## WRITTEN TASK
Leave out the pictures, and return only the lines running from the one that contains "Generate a web" to the one that contains "const yTickValues = [0.3,0.4,0.5,0.6,0.7,0.8,0.9,1.0,1.1];", both included, exactly as they appear.

[Charts and diagrams as code]
════════

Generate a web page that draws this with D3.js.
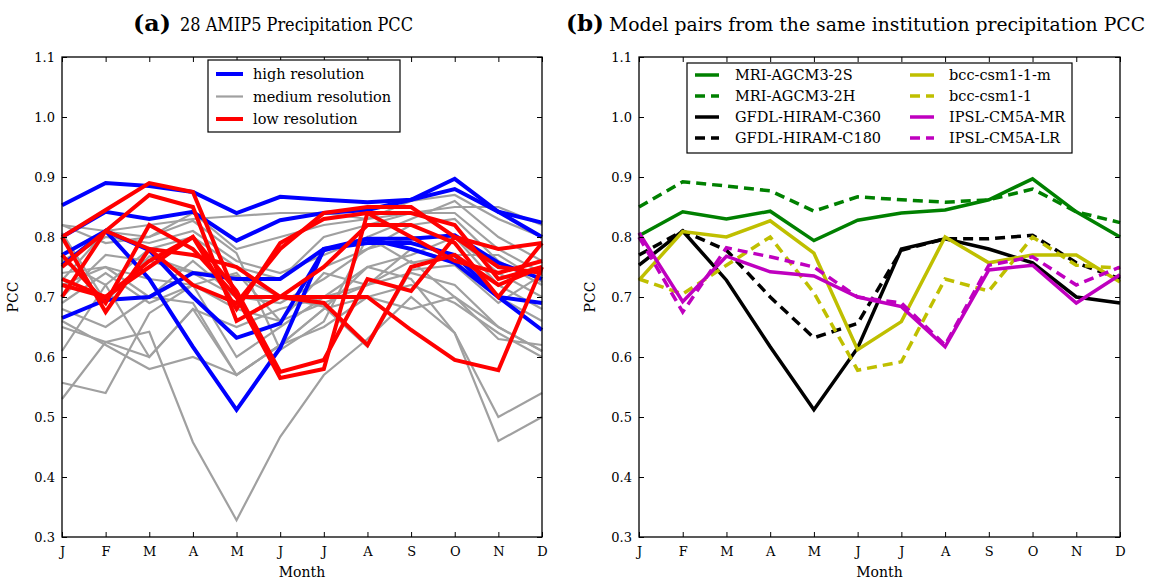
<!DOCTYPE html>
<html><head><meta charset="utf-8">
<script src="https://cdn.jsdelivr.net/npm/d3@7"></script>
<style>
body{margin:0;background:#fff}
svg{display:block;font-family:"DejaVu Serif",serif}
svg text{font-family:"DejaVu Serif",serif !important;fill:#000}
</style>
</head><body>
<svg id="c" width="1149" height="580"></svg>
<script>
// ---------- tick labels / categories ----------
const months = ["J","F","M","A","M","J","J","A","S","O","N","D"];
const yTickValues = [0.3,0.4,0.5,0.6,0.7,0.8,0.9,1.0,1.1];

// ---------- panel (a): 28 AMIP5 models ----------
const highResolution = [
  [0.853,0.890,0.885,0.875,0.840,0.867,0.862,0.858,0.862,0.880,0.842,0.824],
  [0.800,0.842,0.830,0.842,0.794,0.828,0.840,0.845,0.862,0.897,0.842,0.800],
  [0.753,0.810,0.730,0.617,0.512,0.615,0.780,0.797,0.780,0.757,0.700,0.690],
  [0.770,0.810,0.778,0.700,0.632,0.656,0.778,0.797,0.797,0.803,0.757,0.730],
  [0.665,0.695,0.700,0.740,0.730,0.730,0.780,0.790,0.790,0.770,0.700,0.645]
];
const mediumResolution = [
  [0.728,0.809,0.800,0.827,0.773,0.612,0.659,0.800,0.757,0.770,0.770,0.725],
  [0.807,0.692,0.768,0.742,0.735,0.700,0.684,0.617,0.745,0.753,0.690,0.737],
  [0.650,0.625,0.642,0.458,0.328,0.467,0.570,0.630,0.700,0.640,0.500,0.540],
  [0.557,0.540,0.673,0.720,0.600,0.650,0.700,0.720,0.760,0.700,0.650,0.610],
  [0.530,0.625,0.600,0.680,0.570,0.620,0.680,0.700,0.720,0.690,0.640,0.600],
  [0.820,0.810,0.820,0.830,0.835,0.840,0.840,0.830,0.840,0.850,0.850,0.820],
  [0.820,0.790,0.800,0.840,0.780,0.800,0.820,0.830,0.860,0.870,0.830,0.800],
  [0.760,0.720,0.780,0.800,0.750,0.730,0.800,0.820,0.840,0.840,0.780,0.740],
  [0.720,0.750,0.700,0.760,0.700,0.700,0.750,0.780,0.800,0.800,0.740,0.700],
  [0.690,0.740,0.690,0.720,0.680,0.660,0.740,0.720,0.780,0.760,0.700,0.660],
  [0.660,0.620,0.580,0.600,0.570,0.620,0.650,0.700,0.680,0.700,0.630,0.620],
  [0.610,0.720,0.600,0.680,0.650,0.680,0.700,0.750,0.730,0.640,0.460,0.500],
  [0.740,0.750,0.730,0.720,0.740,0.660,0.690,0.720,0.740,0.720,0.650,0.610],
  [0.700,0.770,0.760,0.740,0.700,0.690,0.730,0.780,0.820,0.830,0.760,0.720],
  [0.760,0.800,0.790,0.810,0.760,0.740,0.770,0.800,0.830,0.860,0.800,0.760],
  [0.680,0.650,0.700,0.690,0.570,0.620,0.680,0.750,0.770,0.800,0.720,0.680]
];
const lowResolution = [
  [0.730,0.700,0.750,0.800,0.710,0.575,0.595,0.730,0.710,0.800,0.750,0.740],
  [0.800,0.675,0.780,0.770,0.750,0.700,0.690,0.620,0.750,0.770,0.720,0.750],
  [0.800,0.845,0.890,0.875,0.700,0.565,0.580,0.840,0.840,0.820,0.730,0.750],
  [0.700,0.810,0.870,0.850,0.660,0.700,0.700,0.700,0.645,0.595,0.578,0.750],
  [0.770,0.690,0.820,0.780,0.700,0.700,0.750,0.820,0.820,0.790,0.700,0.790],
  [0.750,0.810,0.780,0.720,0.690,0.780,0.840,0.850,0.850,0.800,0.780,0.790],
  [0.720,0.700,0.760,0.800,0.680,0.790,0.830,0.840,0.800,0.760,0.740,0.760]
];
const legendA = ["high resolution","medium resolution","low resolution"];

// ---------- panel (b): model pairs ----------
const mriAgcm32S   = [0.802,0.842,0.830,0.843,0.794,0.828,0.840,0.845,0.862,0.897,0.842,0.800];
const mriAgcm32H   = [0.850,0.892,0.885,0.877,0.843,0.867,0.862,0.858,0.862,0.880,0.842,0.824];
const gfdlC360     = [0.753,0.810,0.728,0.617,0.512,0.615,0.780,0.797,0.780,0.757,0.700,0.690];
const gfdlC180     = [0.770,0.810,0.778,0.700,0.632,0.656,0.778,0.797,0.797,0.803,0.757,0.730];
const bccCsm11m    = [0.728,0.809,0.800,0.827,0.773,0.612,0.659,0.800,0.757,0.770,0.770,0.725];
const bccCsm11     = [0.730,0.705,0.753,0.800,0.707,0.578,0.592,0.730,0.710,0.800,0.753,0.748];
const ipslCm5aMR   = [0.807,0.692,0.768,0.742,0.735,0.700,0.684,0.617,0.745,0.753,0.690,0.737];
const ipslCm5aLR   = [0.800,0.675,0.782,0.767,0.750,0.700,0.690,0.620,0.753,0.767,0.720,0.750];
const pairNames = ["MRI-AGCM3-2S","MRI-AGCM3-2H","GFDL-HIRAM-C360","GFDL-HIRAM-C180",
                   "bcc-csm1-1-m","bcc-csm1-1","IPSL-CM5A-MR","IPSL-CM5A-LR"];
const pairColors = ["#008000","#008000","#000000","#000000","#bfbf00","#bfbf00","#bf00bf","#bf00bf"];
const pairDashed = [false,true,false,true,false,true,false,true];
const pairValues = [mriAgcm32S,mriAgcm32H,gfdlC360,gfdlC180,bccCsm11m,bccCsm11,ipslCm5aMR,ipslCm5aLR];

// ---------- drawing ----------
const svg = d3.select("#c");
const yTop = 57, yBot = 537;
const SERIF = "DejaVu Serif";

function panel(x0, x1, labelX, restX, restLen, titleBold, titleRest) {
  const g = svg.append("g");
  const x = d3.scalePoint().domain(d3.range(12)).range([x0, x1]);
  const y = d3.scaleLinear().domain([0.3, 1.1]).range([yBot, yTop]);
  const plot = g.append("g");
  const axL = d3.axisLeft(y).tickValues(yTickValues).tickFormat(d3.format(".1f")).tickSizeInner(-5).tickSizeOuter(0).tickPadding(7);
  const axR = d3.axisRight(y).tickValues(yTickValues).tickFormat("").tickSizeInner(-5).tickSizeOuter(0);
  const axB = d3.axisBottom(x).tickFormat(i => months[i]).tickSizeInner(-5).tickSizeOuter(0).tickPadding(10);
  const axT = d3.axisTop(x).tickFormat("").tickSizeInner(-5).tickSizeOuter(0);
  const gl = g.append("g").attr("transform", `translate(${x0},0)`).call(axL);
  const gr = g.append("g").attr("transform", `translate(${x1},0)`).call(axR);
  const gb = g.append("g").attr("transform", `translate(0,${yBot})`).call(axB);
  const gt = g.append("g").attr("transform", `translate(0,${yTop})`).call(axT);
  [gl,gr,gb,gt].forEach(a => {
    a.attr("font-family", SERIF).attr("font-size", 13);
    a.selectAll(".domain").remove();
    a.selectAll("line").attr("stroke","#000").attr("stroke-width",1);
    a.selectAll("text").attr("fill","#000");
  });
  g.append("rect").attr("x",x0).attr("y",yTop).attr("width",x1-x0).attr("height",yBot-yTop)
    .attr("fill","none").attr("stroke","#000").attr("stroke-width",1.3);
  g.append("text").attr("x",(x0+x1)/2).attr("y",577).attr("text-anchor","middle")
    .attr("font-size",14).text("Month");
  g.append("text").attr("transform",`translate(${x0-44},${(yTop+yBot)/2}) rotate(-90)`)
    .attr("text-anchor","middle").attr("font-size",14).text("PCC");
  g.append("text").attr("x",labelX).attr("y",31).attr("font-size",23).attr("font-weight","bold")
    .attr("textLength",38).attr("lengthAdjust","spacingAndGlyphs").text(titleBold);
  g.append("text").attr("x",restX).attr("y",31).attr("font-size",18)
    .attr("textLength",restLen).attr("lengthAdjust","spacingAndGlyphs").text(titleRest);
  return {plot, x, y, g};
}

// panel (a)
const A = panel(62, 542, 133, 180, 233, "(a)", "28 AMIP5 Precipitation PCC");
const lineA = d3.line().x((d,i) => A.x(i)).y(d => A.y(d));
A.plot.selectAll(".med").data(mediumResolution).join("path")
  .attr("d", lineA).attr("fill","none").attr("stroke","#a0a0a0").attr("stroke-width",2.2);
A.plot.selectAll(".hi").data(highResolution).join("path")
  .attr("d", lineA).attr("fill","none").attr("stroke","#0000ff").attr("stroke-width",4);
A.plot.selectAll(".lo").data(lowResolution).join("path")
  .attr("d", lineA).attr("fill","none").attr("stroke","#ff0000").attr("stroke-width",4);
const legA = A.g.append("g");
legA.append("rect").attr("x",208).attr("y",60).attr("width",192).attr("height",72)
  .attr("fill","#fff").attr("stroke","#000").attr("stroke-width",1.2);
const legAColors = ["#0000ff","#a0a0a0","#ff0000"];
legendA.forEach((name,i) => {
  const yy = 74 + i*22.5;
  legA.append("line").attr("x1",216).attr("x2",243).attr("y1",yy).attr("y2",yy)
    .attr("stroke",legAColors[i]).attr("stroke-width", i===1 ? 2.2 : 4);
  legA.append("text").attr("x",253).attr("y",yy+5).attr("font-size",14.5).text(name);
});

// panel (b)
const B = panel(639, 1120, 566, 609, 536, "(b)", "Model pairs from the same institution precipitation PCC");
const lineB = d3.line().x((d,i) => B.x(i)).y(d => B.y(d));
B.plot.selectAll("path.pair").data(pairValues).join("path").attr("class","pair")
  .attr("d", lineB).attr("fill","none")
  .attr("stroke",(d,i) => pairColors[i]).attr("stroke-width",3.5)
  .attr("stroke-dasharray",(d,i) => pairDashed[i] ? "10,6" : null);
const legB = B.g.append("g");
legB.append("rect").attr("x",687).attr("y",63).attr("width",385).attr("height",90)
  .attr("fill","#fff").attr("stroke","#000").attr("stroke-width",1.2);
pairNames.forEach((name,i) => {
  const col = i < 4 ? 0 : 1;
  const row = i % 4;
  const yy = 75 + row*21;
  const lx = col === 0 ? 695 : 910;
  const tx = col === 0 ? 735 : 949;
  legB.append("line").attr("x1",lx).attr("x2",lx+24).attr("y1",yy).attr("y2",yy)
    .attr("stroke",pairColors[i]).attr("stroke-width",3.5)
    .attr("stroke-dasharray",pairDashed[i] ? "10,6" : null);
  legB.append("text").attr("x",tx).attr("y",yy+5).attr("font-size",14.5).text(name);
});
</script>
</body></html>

════════

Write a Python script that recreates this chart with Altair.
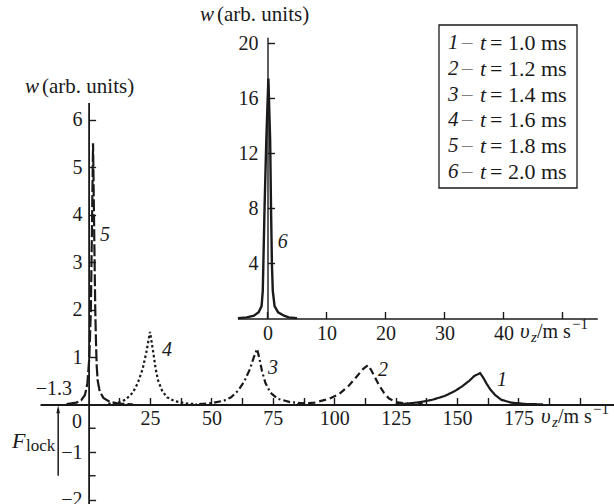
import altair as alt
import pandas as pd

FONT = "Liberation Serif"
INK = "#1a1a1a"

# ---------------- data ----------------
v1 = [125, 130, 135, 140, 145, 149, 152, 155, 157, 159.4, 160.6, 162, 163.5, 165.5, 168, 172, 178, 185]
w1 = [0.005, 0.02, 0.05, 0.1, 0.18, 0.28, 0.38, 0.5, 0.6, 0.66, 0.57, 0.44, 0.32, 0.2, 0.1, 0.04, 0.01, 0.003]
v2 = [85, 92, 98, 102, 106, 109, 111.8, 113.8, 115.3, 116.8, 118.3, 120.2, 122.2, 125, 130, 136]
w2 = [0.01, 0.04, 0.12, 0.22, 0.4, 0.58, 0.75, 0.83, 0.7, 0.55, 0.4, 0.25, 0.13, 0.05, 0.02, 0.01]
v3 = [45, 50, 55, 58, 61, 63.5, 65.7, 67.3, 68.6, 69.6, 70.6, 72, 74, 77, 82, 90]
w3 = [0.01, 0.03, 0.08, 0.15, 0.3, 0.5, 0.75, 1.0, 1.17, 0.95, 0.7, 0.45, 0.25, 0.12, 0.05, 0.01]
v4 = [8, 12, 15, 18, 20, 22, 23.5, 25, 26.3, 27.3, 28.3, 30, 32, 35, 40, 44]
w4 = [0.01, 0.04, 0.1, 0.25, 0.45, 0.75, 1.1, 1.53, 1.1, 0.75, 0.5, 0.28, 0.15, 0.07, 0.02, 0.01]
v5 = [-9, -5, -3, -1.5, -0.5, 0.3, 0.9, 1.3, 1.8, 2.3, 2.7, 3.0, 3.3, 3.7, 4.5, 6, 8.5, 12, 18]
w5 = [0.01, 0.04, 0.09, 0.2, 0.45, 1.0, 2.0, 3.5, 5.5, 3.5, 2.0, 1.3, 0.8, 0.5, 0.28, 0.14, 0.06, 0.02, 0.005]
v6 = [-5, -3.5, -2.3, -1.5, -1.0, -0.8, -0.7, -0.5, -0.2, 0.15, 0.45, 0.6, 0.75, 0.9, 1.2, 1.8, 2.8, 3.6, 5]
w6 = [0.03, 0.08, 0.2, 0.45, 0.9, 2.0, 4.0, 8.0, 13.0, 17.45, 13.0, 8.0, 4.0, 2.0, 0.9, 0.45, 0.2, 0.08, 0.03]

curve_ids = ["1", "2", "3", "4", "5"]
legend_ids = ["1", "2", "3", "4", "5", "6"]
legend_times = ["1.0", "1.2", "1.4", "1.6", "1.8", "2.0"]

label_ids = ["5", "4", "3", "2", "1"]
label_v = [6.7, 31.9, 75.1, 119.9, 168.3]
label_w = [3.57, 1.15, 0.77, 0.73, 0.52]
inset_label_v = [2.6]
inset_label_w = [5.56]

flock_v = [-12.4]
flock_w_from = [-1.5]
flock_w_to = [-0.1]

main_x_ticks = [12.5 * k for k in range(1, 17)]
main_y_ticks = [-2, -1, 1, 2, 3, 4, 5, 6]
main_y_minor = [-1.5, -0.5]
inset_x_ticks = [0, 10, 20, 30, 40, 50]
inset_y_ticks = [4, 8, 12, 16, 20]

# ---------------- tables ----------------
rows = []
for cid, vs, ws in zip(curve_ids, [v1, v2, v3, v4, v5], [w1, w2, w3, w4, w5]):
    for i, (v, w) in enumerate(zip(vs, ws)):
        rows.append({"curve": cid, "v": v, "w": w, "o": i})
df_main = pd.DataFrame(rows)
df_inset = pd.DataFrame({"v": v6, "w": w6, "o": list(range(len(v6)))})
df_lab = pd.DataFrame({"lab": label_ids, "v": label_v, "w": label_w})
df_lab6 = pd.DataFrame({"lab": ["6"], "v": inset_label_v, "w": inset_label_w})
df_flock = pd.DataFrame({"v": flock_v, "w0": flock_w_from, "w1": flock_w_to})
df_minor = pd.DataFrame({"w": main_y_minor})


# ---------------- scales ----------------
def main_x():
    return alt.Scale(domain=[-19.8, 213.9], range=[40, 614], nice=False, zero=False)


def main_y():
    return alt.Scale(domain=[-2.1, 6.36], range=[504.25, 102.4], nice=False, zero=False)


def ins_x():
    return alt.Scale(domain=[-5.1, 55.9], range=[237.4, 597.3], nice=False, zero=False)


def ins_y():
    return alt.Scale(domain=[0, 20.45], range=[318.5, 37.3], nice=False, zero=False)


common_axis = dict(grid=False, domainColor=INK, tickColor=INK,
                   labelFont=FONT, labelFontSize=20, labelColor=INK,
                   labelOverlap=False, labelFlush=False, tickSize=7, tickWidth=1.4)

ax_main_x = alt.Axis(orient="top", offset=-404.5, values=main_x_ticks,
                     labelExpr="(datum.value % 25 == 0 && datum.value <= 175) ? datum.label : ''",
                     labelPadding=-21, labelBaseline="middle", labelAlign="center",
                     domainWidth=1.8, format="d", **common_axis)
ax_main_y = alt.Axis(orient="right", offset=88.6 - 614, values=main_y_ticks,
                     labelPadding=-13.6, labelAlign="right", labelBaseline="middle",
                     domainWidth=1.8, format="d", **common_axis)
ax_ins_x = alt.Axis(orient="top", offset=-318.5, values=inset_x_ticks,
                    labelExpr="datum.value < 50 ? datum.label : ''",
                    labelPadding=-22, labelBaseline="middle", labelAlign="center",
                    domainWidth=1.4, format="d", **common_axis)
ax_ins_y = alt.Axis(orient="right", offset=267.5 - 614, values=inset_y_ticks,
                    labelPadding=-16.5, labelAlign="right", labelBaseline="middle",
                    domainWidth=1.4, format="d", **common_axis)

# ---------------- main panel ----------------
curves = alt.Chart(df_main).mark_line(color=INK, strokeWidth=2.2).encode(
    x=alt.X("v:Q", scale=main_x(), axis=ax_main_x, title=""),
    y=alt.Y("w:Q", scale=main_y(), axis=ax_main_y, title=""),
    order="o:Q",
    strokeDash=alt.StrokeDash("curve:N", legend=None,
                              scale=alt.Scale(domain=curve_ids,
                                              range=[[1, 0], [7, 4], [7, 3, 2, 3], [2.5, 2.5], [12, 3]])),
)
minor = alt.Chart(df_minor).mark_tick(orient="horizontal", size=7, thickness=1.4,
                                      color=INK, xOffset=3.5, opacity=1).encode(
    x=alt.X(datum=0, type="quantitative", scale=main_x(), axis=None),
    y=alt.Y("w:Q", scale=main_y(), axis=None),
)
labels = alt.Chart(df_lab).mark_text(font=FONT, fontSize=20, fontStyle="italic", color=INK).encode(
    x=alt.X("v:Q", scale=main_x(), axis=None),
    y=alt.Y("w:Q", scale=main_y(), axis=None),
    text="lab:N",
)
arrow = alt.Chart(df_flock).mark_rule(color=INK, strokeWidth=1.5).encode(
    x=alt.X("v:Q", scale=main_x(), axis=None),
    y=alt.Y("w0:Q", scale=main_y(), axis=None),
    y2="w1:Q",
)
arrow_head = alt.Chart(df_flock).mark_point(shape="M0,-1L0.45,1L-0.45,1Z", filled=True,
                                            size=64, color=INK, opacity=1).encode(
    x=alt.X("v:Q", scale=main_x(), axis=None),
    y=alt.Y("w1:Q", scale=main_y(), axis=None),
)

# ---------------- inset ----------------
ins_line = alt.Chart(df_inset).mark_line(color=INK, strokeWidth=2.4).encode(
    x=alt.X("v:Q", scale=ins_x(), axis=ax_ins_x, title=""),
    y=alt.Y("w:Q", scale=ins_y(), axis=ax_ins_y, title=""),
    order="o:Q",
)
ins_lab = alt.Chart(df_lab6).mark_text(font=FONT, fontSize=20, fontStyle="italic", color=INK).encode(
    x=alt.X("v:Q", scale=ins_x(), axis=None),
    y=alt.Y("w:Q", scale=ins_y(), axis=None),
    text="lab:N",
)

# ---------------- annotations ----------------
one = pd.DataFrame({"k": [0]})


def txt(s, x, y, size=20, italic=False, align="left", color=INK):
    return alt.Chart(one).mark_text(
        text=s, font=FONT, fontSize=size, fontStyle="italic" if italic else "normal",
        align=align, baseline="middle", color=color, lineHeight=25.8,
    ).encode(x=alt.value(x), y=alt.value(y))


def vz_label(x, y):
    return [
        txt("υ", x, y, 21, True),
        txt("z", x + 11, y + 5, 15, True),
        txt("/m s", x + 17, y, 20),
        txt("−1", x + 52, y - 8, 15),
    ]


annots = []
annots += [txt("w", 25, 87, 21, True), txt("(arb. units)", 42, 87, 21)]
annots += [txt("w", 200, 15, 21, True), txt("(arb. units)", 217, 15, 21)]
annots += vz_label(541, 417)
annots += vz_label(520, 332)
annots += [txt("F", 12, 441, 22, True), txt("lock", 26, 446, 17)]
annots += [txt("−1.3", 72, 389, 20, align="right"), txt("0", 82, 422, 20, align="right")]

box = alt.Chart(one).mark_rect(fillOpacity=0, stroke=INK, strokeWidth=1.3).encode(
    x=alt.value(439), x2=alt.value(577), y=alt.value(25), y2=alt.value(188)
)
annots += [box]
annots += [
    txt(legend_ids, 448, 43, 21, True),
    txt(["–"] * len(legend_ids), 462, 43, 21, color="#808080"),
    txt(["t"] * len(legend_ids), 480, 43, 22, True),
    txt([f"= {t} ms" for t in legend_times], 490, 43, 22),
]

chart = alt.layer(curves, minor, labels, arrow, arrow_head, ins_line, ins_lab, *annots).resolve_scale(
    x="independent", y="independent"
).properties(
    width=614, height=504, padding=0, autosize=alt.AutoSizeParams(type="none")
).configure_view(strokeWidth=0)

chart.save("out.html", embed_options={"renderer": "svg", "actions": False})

════════

## ANSWER IN FULL
Generate a web page that draws this with D3.js.
<!DOCTYPE html>
<html><head><meta charset="utf-8">
<script src="https://cdn.jsdelivr.net/npm/d3@7"></script>
<style>
body{margin:0;background:#fff}
svg{display:block;font-family:"DejaVu Serif",serif}
svg text{font-family:"DejaVu Serif",serif !important;fill:#000}
</style>
</head><body>
<svg id="c" width="1149" height="580"></svg>
<script>
// ---------- tick labels / categories ----------
const months = ["J","F","M","A","M","J","J","A","S","O","N","D"];
const yTickValues = [0.3,0.4,0.5,0.6,0.7,0.8,0.9,1.0,1.1];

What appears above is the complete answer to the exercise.